DO THIS: Lines with "Give me the matplotlib source for this chart." and "plt.rcParams['mathtext.it'] = 'Liberation" mark the range, both included. Reproduce exactly that stretch, without pictures.

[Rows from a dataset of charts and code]
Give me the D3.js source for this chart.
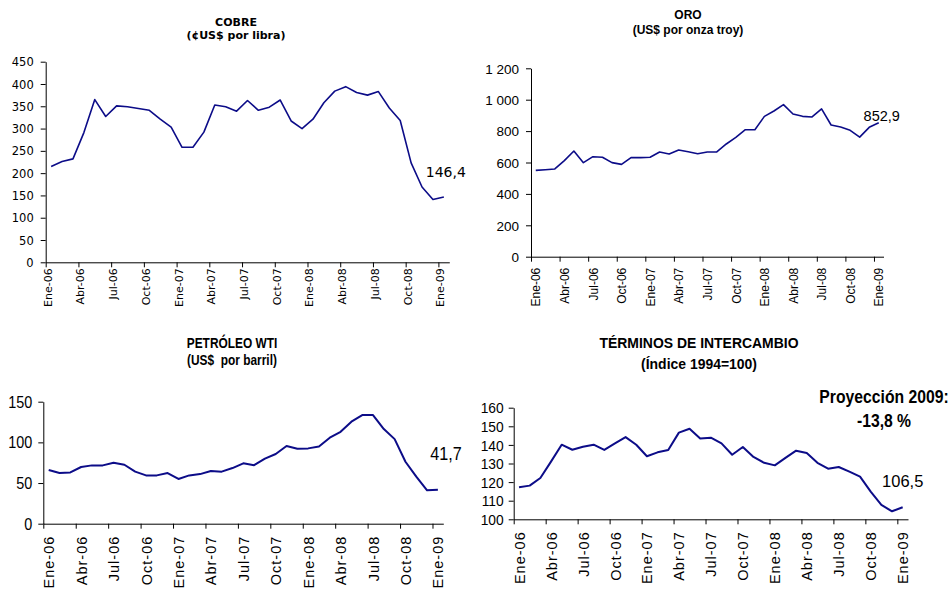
<!DOCTYPE html>
<html>
<head>
<meta charset="utf-8">
<script src="https://cdn.jsdelivr.net/npm/d3@7"></script>
<style>
  html, body { margin: 0; padding: 0; background: #fff; }
  svg { display: block; }
</style>
</head>
<body>
<svg id="chart" width="952" height="590"></svg>
<script>
// ---------- DATA ----------
const categories = [
  "Ene-06","Feb-06","Mar-06","Abr-06","May-06","Jun-06","Jul-06","Ago-06","Sep-06","Oct-06","Nov-06","Dic-06",
  "Ene-07","Feb-07","Mar-07","Abr-07","May-07","Jun-07","Jul-07","Ago-07","Sep-07","Oct-07","Nov-07","Dic-07",
  "Ene-08","Feb-08","Mar-08","Abr-08","May-08","Jun-08","Jul-08","Ago-08","Sep-08","Oct-08","Nov-08","Dic-08",
  "Ene-09"
];

const cobre = [215, 226, 232, 291, 365, 327, 351, 349, 345, 341, 321, 303,
               258, 258, 292, 353, 349, 339, 363, 341, 348, 364, 317, 300,
               321, 358, 384, 394, 381, 375, 383, 346, 318, 223, 169, 141,
               146.4];

const oro = [550, 554, 559, 612, 673, 599, 637, 633, 599, 588, 631, 631,
             633, 667, 654, 680, 669, 656, 667, 667, 718, 760, 809, 809,
             894, 928, 969, 909, 894, 890, 941, 839, 826, 805, 762, 824,
             852.9];

const petroleo = [66, 62.3, 63, 69.7, 71.7, 71.7, 75, 72.5, 64, 59.4, 59.4, 62.3,
                  55, 59.4, 61, 64.8, 64, 68.4, 74.2, 72, 80, 85.7, 95.5, 92.2,
                  92.6, 95, 105.7, 113, 125.4, 133.6, 133.6, 116.4, 104, 76.2, 57.8, 41.0,
                  41.7];

const terminos = [117.2, 118.1, 122.2, 131, 140.1, 137.4, 139, 140.1, 137.3, 140.8, 144.2, 140.1,
                  133.9, 136, 137.3, 146.6, 148.7, 143.5, 143.9, 140.8, 134.7, 138.9, 133.5, 130.4,
                  129, 133, 136.9, 135.6, 130.4, 127.2, 128.1, 125.6, 122.9, 114.9, 107.7, 104.3,
                  106.5];

const cobreTicks = [0, 50, 100, 150, 200, 250, 300, 350, 400, 450];
const oroTicks = [0, 200, 400, 600, 800, 1000, 1200];
const petroleoTicks = [0, 50, 100, 150];
const terminosTicks = [100, 110, 120, 130, 140, 150, 160];

const titles = {
  cobre: ["COBRE", "(¢US$ por libra)"],
  oro: ["ORO", "(US$ por onza troy)"],
  petroleo: ["PETRÓLEO WTI", "(US$  por barril)"],
  terminos: ["TÉRMINOS DE INTERCAMBIO", "(Índice 1994=100)"]
};
const lastLabels = { cobre: "146,4", oro: "852,9", petroleo: "41,7", terminos: "106,5" };
const note = ["Proyección 2009:", "-13,8 %"];

// ---------- DRAW ----------
const svg = d3.select("#chart");
const loc = d3.formatLocale({ decimal: ",", thousands: " ", grouping: [3], currency: ["", ""] });
const fmtThousands = loc.format(",");

const ARIAL = "'Liberation Sans', Arial, sans-serif";
const DEJAVU = "'DejaVu Sans', Verdana, sans-serif";
const LINE = "#0c0c88";

function addText(parent, x, y, txt, o) {
  return parent.append("text")
    .attr("transform", `translate(${x},${y}) scale(${o.sx || 1},1)`)
    .attr("text-anchor", o.anchor || "middle")
    .style("font-family", o.font)
    .style("font-size", o.size + "px")
    .style("font-weight", o.bold ? "bold" : "normal")
    .style("white-space", "pre")
    .attr("fill", "#000")
    .text(txt);
}

function panel(cfg) {
  const g = svg.append("g");
  const n = categories.length;
  const x = d3.scaleLinear().domain([0, n]).range([cfg.x0, cfg.x1]);
  const y = d3.scaleLinear().domain(cfg.domain).range([cfg.yBot, cfg.yTop]);
  const bw = x(1) - x(0);
  const sx = cfg.sx || 1;

  // titles
  cfg.title.forEach((t, i) => {
    addText(g, cfg.titleX, cfg.titleY[i], t,
      { font: cfg.titleFont, size: cfg.titleSize[i], bold: true, sx: cfg.titleSx || 1 });
  });

  // y axis
  const ya = d3.axisLeft(y).tickValues(cfg.yTicks).tickSize(5).tickSizeOuter(0)
    .tickFormat(cfg.yFormat || (d => d));
  const yg = g.append("g").attr("transform", `translate(${cfg.x0},0)`).call(ya);
  yg.selectAll("path, line").attr("stroke", "#000");
  yg.selectAll("text")
    .attr("x", 0).attr("y", 0).attr("dy", "0.35em")
    .attr("transform", `translate(${-(5 + cfg.yPad)},0) scale(${sx},1)`)
    .style("text-anchor", "end")
    .style("font-family", cfg.tickFont).style("font-size", cfg.yTickSize + "px").attr("fill", "#000");

  // x axis
  const xa = d3.axisBottom(x).tickValues(d3.range(0, n, 3)).tickSize(5).tickSizeOuter(0)
    .tickFormat(i => categories[i]);
  const xg = g.append("g").attr("transform", `translate(0,${cfg.yBot})`).call(xa);
  xg.selectAll("path, line").attr("stroke", "#000");
  xg.selectAll("text")
    .attr("x", 0).attr("y", 0).attr("dy", "0.35em")
    .attr("transform", `translate(${bw * cfg.labelShift},${cfg.xLabelOff}) rotate(-90) scale(${cfg.xSx || 1},1)`)
    .style("text-anchor", "end")
    .style("font-family", cfg.tickFont)
    .style("font-size", cfg.xTickSize + "px")
    .style("letter-spacing", (cfg.xSpacing || 0) + "px")
    .attr("fill", "#000");

  // line
  const line = d3.line().x((d, i) => x(i + 0.5)).y(d => y(d));
  g.append("path").datum(cfg.data)
    .attr("d", line).attr("fill", "none")
    .attr("stroke", LINE).attr("stroke-width", cfg.lineW)
    .attr("stroke-linejoin", "round");

  // last value label
  addText(g, x(n - 0.5) + cfg.lblDx, y(cfg.data[n - 1]) + cfg.lblDy, cfg.lastLabel,
    { font: cfg.lblFont, size: cfg.lblSize, sx: cfg.lblSx || 1 });
  return { g, x, y };
}

panel({
  data: cobre, title: titles.cobre, lastLabel: lastLabels.cobre,
  x0: 45.7, x1: 449.3, yTop: 61.7, yBot: 262.3, domain: [0, 450], yTicks: cobreTicks,
  titleX: 236, titleY: [26, 39], titleFont: DEJAVU, titleSize: [11, 11],
  tickFont: DEJAVU, yTickSize: 11.5, xTickSize: 11, yPad: 7, labelShift: 0.15, xLabelOff: 6,
  lineW: 1.6, lblFont: DEJAVU, lblSize: 14, lblDx: 2, lblDy: -20
});

panel({
  data: oro, title: titles.oro, lastLabel: lastLabels.oro,
  x0: 531, x1: 883.5, yTop: 68.3, yBot: 256.7, domain: [0, 1200], yTicks: oroTicks,
  yFormat: fmtThousands,
  titleX: 688, titleY: [19, 34], titleFont: ARIAL, titleSize: [12, 12],
  tickFont: ARIAL, yTickSize: 13.5, xTickSize: 12, yPad: 7, labelShift: 0.5, xLabelOff: 11,
  lineW: 1.6, lblFont: ARIAL, lblSize: 14.5, lblDx: 3, lblDy: -2
});

panel({
  data: petroleo, title: titles.petroleo, lastLabel: lastLabels.petroleo,
  x0: 43.3, x1: 443.3, yTop: 401.7, yBot: 523.7, domain: [0, 150], yTicks: petroleoTicks,
  titleX: 232, titleY: [348, 365], titleFont: ARIAL, titleSize: [14, 14], titleSx: 0.85,
  tickFont: ARIAL, sx: 0.9, yTickSize: 16, xTickSize: 14.5, xSpacing: 1, yPad: 6, labelShift: 0.5, xLabelOff: 12,
  lineW: 2, lblFont: ARIAL, lblSize: 18, lblSx: 0.9, lblDx: 8, lblDy: -30
});

panel({
  data: terminos, title: titles.terminos, lastLabel: lastLabels.terminos,
  x0: 513.7, x1: 908, yTop: 407.7, yBot: 519.3, domain: [100, 160], yTicks: terminosTicks,
  titleX: 699, titleY: [348, 369], titleFont: ARIAL, titleSize: [15.5, 15.5], titleSx: 0.9,
  tickFont: ARIAL, sx: 0.92, yTickSize: 15, xTickSize: 14.5, xSpacing: 1, yPad: 5, labelShift: 0.5, xLabelOff: 12,
  lineW: 2, lblFont: ARIAL, lblSize: 17, lblSx: 0.97, lblDx: 0, lblDy: -20
});

note.forEach((t, i) => {
  addText(svg, 884, [403, 427][i], t, { font: ARIAL, size: 18.5, sx: 0.85, bold: true });
});
</script>
</body>
</html>
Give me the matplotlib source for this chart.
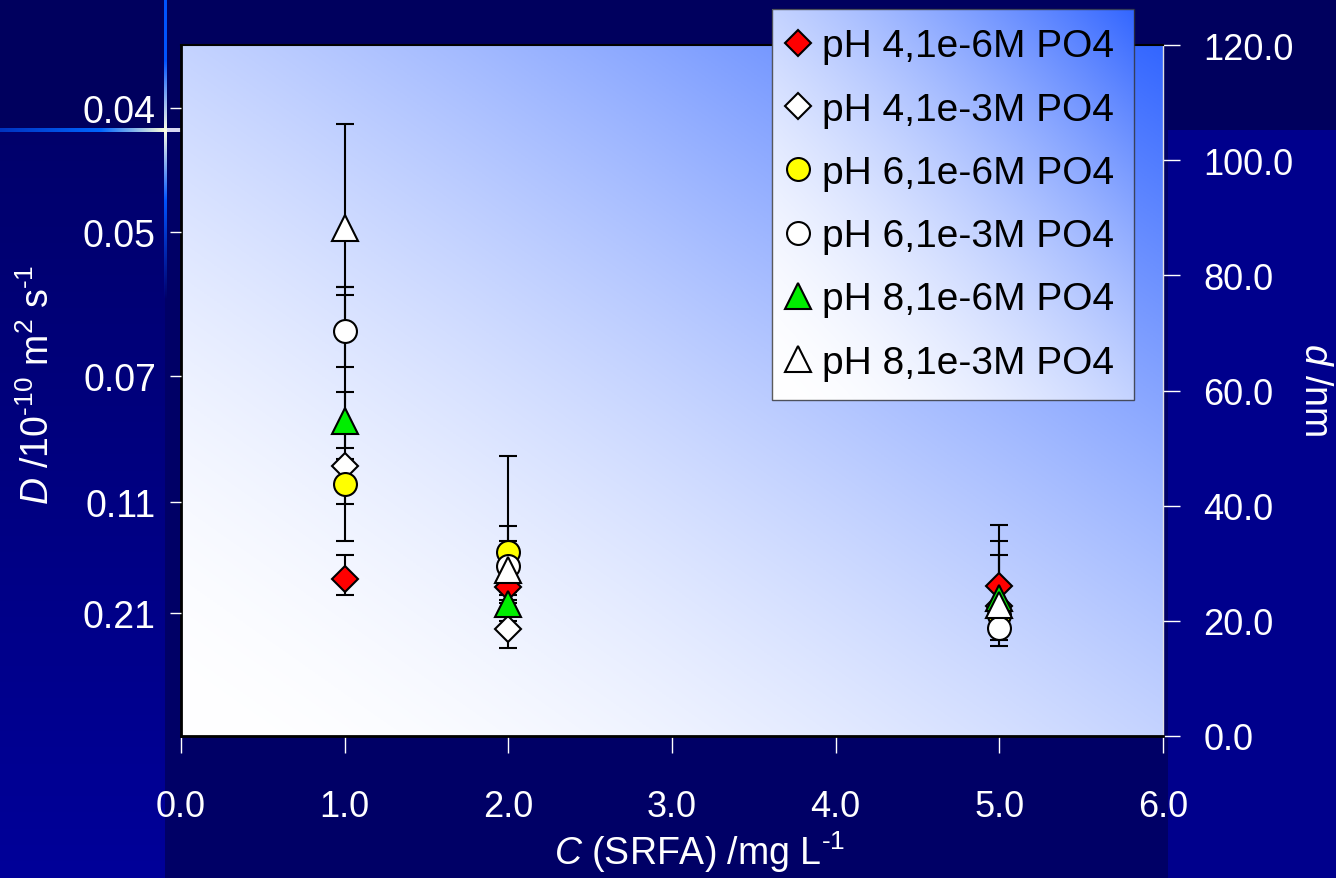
import numpy as np
import matplotlib
matplotlib.use('Agg')
import matplotlib.pyplot as plt
from matplotlib.colors import to_rgb

plt.rcParams['font.family'] = ['Liberation Sans', 'DejaVu Sans']
plt.rcParams['mathtext.fontset'] = 'custom'
plt.rcParams['mathtext.rm'] = 'Liberation Sans'
plt.rcParams['mathtext.it'] = 'Liberation Sans:italic'

# ---- data (d in nm) ----
conc = [1.0, 2.0, 5.0]
labels = ['pH 4,1e-6M PO4', 'pH 4,1e-3M PO4', 'pH 6,1e-6M PO4',
          'pH 6,1e-3M PO4', 'pH 8,1e-6M PO4', 'pH 8,1e-3M PO4']
d_mean = [[27.3, 25.8, 26.0],
          [46.9, 18.5, 22.5],
          [43.8, 31.9, 21.0],
          [70.3, 29.6, 18.7],
          [54.7, 23.0, 24.0],
          [88.3, 28.9, 22.8]]
d_low = [[24.5, 23.1, 22.0],
         [33.8, 15.2, 16.6],
         [40.3, 30.0, 19.0],
         [64.0, 24.5, 15.7],
         [50.1, 21.0, 17.8],
         [77.9, 20.0, 19.5]]
d_high = [[31.4, 29.0, 31.4],
          [76.5, 23.6, 33.8],
          [48.1, 33.8, 23.5],
          [77.9, 36.5, 22.0],
          [59.8, 25.0, 36.6],
          [106.3, 48.7, 26.5]]
x_ticks = [0, 1, 2, 3, 4, 5, 6]
d_ticks = [0, 20, 40, 60, 80, 100, 120]
D_labels = ['0.04', '0.05', '0.07', '0.11', '0.21']
D_tick_pos = [109.1, 87.5, 62.5, 40.6, 21.4]

markers = ['D', 'D', 'o', 'o', '^', '^']
msizes = [13.5, 13.5, 16.5, 16.5, 19, 19]
colors = ['#FF0000', '#FFFFFF', '#FFFF00', '#FFFFFF', '#00EE00', '#FFFFFF']

W, H = 1336, 879
fig = plt.figure(figsize=(W / 100, H / 100), dpi=100)


def gradient(nx=300, ny=300):
    xx, yy = np.meshgrid(np.linspace(0, 1, nx), np.linspace(0, 1, ny))
    t = ((xx + yy) / 2) ** 1.8
    c0 = np.array([1.0, 1.0, 1.0])
    c1 = np.array(to_rgb('#3366FF'))
    return c0 + (c1 - c0) * t[..., None]


# slide background with the little cross ornament
bg = np.zeros((H, W, 3))
bg[..., 2] = 0.40
bg[:131, :, 2] = 0.37
bg[131:, :165, 2] = np.linspace(0.42, 0.60, H - 131)[:, None]
bg[131:, 1168:, 2] = 0.55
for x in range(0, 183):
    if x < 100:
        c = np.array([0, 0.2, 0.75]) + (np.array([0, 0.4, 1.0]) - np.array([0, 0.2, 0.75])) * x / 100
    elif x <= 165:
        f = (x - 100) / 65
        c = np.array([0, 0.4, 1.0]) + (np.array([1, 1, 0.85]) - np.array([0, 0.4, 1.0])) * f
    else:
        c = np.array([0.85, 0.85, 0.95])
    bg[129:133, x] = c
for y in range(0, 300):
    dist = abs(y - 131)
    blue = np.array([0, 0.33, 1.0])
    if dist < 70:
        c = np.array([1, 1, 0.9]) + (blue - np.array([1, 1, 0.9])) * dist / 70
    else:
        c = blue
    a = 1.0 if y < 200 else max(0.0, 1 - (y - 200) / 100)
    bg[y, 164:167] = bg[y, 164:167] * (1 - a) + c * a
bax = fig.add_axes([0, 0, 1, 1], zorder=-10)
bax.imshow(bg, aspect='auto', interpolation='bilinear')
bax.axis('off')

# main axes (d on the right)
ax = fig.add_axes([181 / W, 1 - 737 / H, 982 / W, 691 / H])
ax.imshow(gradient(), extent=[0, 1, 0, 1], transform=ax.transAxes,
          origin='lower', aspect='auto', zorder=0)

for i in range(6):
    lo = np.subtract(d_mean[i], d_low[i])
    hi = np.subtract(d_high[i], d_mean[i])
    ax.errorbar(conc, d_mean[i], yerr=[lo, hi], fmt='none', ecolor='black',
                elinewidth=1.5, capsize=6.8, capthick=1.5, zorder=2)
handles = []
for i in range(6):
    h, = ax.plot(conc, d_mean[i], ls='none', marker=markers[i], ms=msizes[i],
                 mfc=colors[i], mec='black', mew=1.5, zorder=3 + i)
    handles.append(h)

# left axis with D labels (twinx first, it moves the host ticks to the left)
axl = ax.twinx()

ax.set_xlim(0, 6)
ax.set_ylim(0, 120)
ax.set_xticks(x_ticks)
ax.set_xticklabels([f'{v:.1f}' for v in x_ticks])
ax.yaxis.tick_right()
ax.set_yticks(d_ticks)
ax.set_yticklabels([f'{v:.1f}' for v in d_ticks])
ax.tick_params(axis='x', colors='white', direction='out', length=12, width=1,
               pad=26, labelsize=26)
ax.tick_params(axis='y', colors='white', direction='out', length=12, width=1,
               pad=17, labelsize=26)
ax.spines['left'].set_color('black')
ax.spines['left'].set_linewidth(2)
ax.spines['bottom'].set_color('black')
ax.spines['bottom'].set_linewidth(2)
ax.spines['top'].set_color('black')
ax.spines['top'].set_linewidth(1.5)
ax.spines['right'].set_color('#E0E0E0')
ax.spines['right'].set_linewidth(1)

axl.set_ylim(ax.get_ylim())
axl.yaxis.tick_left()
axl.set_yticks(D_tick_pos)
axl.set_yticklabels(D_labels)
axl.tick_params(axis='y', colors='white', direction='out', length=8, width=1,
                pad=10, labelsize=27)
for s in axl.spines.values():
    s.set_visible(False)

# axis titles
fig.text(38 / W, 1 - 385 / H, r'$D$ /10$^{\text{-}10}$ m$^{2}$ s$^{\text{-}1}$', rotation=90,
         ha='center', va='center', color='white', fontsize=27)
fig.text(1315 / W, 1 - 390 / H, r'$d$ /nm', rotation=270,
         ha='center', va='center', color='white', fontsize=27)
fig.text(700 / W, 1 - 852 / H, r'$C$ (SRFA) /mg L$^{\text{-}1}$',
         ha='center', va='center', color='white', fontsize=27)

# legend with gradient box
leg = fig.legend(handles, labels, loc='upper left',
                 bbox_to_anchor=(772 / W, 1 - 10 / H), borderaxespad=0,
                 fontsize=28, frameon=True, fancybox=False, edgecolor='#333333',
                 borderpad=0.5, handlelength=0.35, handletextpad=0.44,
                 labelspacing=0.7, markerscale=1.0)
leg.get_frame().set_facecolor('none')
leg.get_frame().set_linewidth(1.0)
fig.canvas.draw()
bb = leg.get_window_extent().transformed(fig.transFigure.inverted())
gax = fig.add_axes(bb.bounds, zorder=1)
gax.imshow(gradient(), origin='lower', aspect='auto', extent=[0, 1, 0, 1])
gax.axis('off')

fig.savefig('out.png', dpi=100)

RESPONSE:
Give me the matplotlib source for this chart.
import numpy as np
import matplotlib
matplotlib.use('Agg')
import matplotlib.pyplot as plt
from matplotlib.colors import to_rgb

plt.rcParams['font.family'] = ['Liberation Sans', 'DejaVu Sans']
plt.rcParams['mathtext.fontset'] = 'custom'
plt.rcParams['mathtext.rm'] = 'Liberation Sans'
plt.rcParams['mathtext.it'] = 'Liberation Sans:italic'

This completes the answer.